Hi,
Running Multi-Node CCTM v5.4 on Azure CycleCloud (8.6.5) and Slurm Scheduler (23.11.7-1) with Open-MPI (5.0.2) installed from source alongside the CMAQ install.
We are running a (static) custom VM image for the compute nodes based on the Microsoft Ubuntu 22.04 HPC image with CMAQ installed (so the image has not changed).
It’s been running 3x Domains of CMAQ every day for over a month now.
But, since 25th December we are seeing the odd failure for 1 or more of the Domains at the start of CCTM - seems to be something to do with inter-node communication initialization:
CMAQ Processing of Day 20250106 Began at Mon Jan 6 05:49:34 GMT 2025
[aqpayg-hpchb120rsv3-2:13636] [[31353,1],201] selected pml ob1, but peer [[31353,1],0] on aqpayg-hpchb120rsv3-1 selected pml ucx
[aqpayg-hpchb120rsv3-2:13626] [[31353,1],193] selected pml ob1, but peer [[31353,1],0] on aqpayg-hpchb120rsv3-1 selected pml ucx
Seems that one node uses one proto (ob1) and the other (ucx) and the job fails.
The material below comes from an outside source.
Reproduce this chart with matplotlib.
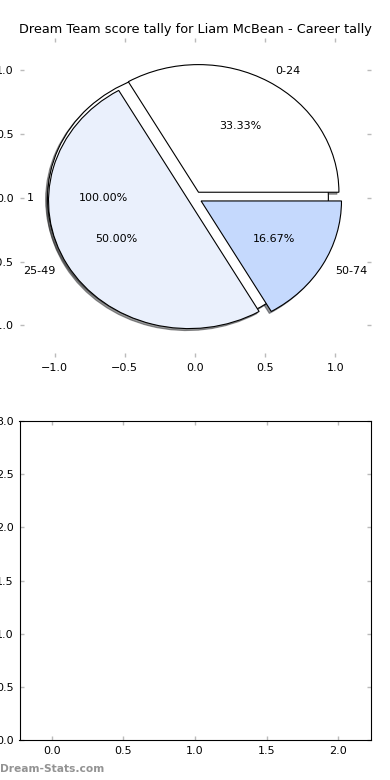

If a job fails, it immediately tries to run it again on the same cluster nodes that are started for the first job, but this fails with the same error. If you manually run the exact same job again later (will be a new set of compute nodes) - then it seems to run fine.
I have seen this similar issue: https://github.com/open-mpi/ompi/issues/12475 which seems to suggest an issue that might be fixed in PMIX v 5.0.3 (does this come with Open-MPI 5.0.3?). But seems strange that it has been running fine until now…
Does anyone have any advice as to how I should go about either debugging or resolving this?